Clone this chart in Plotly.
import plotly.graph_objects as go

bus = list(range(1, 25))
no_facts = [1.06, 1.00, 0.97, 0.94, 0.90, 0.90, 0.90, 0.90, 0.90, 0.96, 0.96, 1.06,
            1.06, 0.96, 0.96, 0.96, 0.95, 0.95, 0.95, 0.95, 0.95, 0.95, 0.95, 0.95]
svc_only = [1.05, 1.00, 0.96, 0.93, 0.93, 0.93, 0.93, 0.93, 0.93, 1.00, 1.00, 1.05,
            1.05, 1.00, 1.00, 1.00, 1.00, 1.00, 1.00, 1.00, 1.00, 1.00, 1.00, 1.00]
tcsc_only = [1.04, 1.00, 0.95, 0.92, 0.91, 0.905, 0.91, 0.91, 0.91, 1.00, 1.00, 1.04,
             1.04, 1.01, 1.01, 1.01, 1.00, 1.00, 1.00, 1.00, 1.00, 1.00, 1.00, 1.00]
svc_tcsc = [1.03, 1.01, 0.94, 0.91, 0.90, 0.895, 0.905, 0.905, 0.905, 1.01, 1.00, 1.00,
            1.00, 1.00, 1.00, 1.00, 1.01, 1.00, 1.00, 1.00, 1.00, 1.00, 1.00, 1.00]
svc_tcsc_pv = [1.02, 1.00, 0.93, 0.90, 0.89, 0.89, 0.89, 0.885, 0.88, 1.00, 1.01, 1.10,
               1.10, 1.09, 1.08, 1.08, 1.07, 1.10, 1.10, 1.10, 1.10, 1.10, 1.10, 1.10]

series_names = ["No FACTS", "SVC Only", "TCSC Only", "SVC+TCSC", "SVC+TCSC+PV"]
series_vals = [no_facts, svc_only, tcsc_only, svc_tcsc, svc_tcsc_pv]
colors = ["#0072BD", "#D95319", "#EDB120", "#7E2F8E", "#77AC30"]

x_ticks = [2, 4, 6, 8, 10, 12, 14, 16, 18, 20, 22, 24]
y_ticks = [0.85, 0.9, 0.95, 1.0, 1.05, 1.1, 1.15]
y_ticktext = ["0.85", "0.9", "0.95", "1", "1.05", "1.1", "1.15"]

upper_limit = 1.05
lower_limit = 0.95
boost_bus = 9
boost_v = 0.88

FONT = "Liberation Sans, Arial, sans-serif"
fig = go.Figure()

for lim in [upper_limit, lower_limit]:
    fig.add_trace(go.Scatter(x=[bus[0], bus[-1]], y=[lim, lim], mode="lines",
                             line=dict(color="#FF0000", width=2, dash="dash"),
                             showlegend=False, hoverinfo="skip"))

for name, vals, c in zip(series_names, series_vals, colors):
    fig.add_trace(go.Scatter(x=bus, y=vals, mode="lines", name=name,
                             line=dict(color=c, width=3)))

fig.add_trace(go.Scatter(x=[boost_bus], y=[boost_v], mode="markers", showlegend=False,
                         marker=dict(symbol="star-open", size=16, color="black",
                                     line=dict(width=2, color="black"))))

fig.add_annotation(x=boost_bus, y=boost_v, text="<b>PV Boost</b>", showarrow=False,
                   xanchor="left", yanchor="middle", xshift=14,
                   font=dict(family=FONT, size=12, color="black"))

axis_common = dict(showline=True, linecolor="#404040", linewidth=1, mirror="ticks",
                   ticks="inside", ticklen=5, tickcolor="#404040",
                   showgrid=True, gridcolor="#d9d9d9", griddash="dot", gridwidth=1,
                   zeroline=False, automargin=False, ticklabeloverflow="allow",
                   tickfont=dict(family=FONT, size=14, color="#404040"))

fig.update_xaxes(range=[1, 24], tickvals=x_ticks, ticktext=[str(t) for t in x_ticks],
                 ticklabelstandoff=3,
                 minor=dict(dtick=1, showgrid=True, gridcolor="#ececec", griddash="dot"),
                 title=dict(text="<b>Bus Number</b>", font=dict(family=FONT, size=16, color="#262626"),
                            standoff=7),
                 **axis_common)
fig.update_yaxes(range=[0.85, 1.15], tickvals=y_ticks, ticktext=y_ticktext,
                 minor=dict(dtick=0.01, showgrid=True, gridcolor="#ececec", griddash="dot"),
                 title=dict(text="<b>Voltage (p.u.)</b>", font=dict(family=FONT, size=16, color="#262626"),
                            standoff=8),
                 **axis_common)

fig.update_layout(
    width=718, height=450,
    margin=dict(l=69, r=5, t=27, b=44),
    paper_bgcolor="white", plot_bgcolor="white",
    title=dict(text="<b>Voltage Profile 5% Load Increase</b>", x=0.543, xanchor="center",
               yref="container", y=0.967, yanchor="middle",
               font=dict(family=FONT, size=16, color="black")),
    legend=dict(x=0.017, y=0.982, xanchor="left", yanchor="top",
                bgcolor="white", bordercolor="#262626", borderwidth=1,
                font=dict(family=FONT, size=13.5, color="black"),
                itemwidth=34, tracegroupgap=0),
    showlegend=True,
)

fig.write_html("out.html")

++++++++++++++++++++

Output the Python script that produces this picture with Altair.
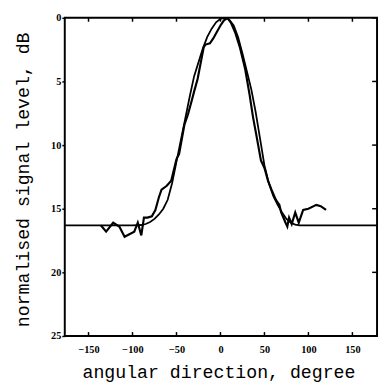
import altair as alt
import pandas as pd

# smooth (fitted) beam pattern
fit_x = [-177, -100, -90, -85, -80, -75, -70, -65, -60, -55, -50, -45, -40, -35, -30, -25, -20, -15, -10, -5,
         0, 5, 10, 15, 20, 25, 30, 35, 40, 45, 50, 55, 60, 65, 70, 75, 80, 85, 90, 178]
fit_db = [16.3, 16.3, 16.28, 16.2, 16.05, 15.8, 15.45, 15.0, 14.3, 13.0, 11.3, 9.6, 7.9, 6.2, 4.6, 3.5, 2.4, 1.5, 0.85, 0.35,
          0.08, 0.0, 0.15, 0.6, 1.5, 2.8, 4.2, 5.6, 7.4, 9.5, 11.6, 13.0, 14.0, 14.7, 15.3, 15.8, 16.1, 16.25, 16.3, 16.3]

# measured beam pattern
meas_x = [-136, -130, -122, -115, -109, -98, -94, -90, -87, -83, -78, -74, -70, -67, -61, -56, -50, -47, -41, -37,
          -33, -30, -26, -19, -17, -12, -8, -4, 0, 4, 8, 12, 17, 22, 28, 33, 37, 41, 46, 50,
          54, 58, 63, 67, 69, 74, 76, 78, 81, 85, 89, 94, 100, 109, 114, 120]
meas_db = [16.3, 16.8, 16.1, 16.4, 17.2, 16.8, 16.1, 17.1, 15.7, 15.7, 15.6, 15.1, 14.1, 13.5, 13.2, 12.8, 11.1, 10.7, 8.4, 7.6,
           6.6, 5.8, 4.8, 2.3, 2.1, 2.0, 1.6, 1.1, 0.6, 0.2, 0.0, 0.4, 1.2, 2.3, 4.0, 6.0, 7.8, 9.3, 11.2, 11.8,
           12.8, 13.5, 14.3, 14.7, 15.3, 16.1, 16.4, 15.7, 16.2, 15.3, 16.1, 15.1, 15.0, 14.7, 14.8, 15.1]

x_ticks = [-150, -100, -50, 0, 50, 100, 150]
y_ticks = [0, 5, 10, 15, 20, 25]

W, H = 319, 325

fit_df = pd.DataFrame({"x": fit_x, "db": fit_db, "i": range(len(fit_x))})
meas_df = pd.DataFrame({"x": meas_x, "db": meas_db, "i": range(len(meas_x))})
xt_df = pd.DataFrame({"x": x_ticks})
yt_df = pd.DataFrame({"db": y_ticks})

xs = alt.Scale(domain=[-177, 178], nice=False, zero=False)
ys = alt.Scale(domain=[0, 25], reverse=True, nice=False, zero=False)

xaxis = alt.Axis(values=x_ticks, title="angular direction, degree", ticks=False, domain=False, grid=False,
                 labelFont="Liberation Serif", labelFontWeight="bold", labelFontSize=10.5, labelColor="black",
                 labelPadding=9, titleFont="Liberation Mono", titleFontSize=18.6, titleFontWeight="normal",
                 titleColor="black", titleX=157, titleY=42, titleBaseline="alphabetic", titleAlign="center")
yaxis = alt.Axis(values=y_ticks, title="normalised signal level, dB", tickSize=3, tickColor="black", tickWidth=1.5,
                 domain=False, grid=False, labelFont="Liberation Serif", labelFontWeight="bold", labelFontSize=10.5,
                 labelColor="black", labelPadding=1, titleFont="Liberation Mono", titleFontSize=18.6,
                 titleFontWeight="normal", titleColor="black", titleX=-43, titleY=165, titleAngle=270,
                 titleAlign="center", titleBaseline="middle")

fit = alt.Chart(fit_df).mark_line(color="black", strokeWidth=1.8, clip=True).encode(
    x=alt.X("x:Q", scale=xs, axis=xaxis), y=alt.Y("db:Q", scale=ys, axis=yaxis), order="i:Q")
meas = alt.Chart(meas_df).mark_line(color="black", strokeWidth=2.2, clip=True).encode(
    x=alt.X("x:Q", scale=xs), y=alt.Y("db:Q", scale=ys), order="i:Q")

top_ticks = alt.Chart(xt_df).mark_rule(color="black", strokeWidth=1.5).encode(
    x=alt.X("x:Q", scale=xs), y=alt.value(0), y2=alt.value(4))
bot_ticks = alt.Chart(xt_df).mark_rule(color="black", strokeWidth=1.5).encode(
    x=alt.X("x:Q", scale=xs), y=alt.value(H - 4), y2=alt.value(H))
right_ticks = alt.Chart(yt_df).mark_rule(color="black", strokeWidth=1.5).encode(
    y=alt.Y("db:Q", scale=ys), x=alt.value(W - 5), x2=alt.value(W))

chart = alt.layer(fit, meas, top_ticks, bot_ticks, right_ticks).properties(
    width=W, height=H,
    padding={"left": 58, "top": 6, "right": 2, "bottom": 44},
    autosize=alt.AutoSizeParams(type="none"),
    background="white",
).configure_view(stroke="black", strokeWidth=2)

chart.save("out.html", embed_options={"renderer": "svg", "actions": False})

++++++++++++++++++++

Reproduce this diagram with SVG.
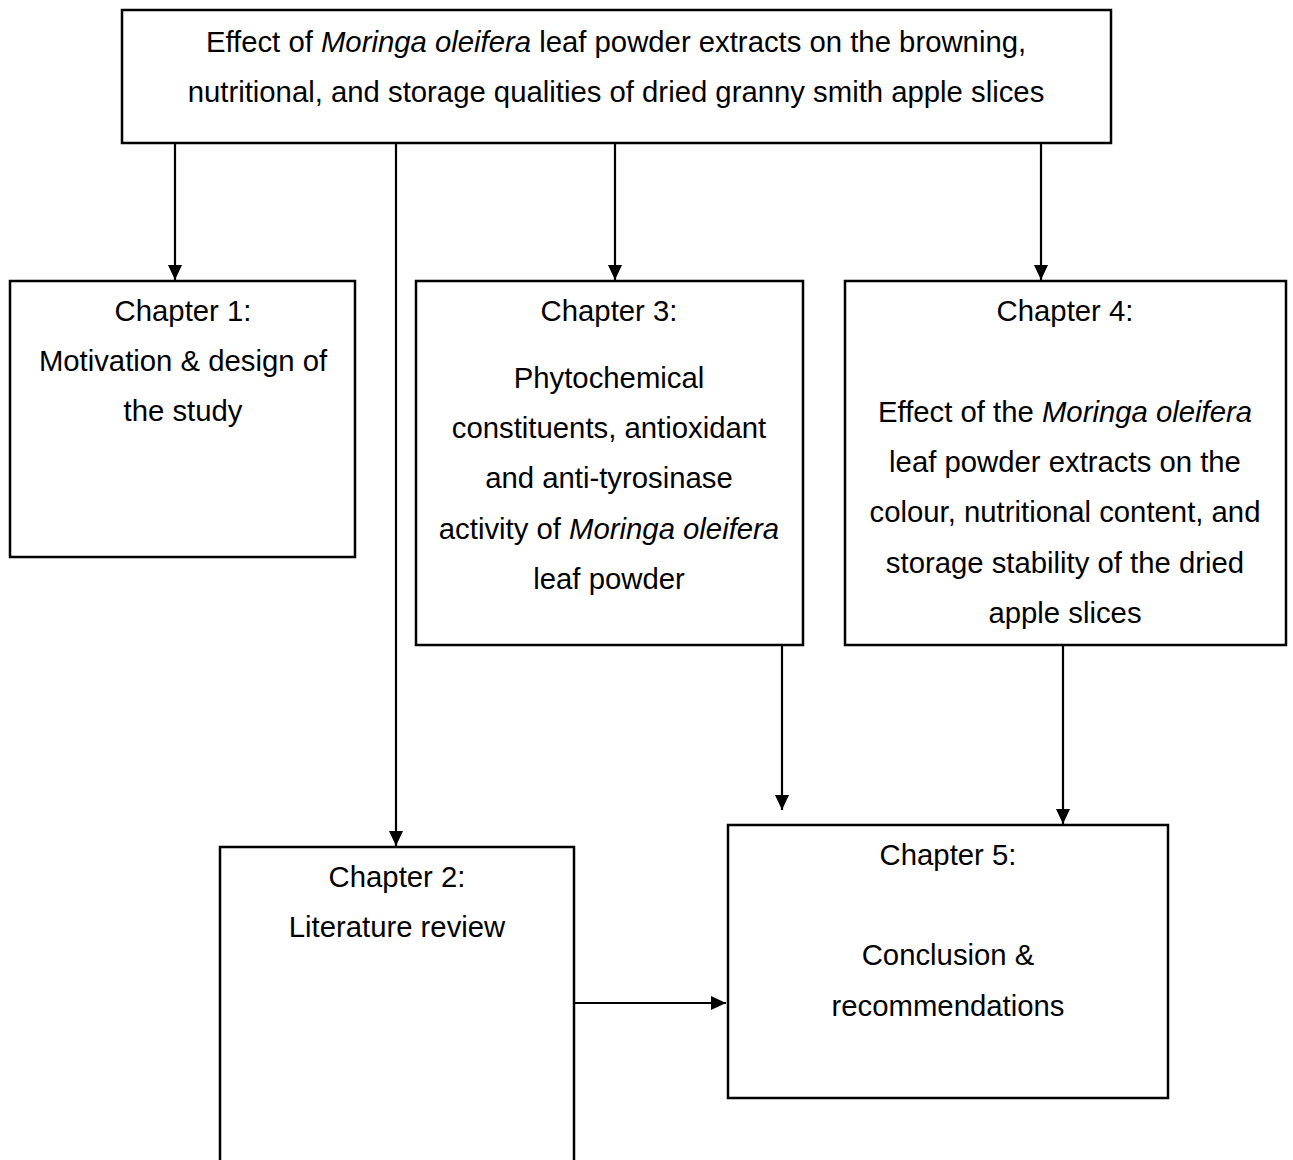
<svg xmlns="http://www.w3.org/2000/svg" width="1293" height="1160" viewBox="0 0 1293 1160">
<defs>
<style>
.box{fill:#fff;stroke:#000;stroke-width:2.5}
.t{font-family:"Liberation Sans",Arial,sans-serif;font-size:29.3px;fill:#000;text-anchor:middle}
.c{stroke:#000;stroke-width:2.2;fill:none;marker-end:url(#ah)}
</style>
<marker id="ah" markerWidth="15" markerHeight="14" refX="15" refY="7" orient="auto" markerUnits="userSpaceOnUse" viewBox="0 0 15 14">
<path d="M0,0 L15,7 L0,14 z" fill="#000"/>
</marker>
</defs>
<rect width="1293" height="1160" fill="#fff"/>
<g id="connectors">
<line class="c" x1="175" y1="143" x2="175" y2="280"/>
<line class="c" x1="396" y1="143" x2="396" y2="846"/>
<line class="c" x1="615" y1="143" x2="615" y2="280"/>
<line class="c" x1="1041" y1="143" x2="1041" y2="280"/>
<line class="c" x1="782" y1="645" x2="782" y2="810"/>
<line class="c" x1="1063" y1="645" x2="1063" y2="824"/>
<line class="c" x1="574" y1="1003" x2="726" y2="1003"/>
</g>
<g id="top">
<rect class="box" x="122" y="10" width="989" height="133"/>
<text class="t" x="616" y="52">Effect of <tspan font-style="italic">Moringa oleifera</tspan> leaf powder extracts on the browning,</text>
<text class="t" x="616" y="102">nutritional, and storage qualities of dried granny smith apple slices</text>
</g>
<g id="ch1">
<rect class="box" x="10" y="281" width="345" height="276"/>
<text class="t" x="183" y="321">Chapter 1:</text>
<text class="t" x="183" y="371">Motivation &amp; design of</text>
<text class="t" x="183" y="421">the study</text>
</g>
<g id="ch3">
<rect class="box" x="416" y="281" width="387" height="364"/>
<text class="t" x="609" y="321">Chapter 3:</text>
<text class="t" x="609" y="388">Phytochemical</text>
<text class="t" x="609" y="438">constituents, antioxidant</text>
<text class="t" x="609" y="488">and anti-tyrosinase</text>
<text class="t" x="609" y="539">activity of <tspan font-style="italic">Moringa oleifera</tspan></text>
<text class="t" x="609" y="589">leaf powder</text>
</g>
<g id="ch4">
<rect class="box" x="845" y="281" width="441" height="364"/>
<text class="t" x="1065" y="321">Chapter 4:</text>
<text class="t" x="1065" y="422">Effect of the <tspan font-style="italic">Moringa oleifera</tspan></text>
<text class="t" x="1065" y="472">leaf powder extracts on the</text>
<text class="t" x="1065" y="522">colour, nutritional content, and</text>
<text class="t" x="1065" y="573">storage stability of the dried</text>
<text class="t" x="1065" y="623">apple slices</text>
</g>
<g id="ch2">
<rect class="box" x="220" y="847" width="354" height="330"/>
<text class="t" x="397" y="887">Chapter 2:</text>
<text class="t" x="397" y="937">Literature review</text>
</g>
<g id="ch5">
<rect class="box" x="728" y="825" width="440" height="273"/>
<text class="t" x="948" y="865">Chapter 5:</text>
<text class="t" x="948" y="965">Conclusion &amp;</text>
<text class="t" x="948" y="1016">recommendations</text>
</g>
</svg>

++++++++++++++++++++

Take each line containing the string "with" and copy it out.

**SOLUTION FOR THIS TASK:**
Output the Python script that produces this picture with Altair.
Reproduce this diagram with SVG.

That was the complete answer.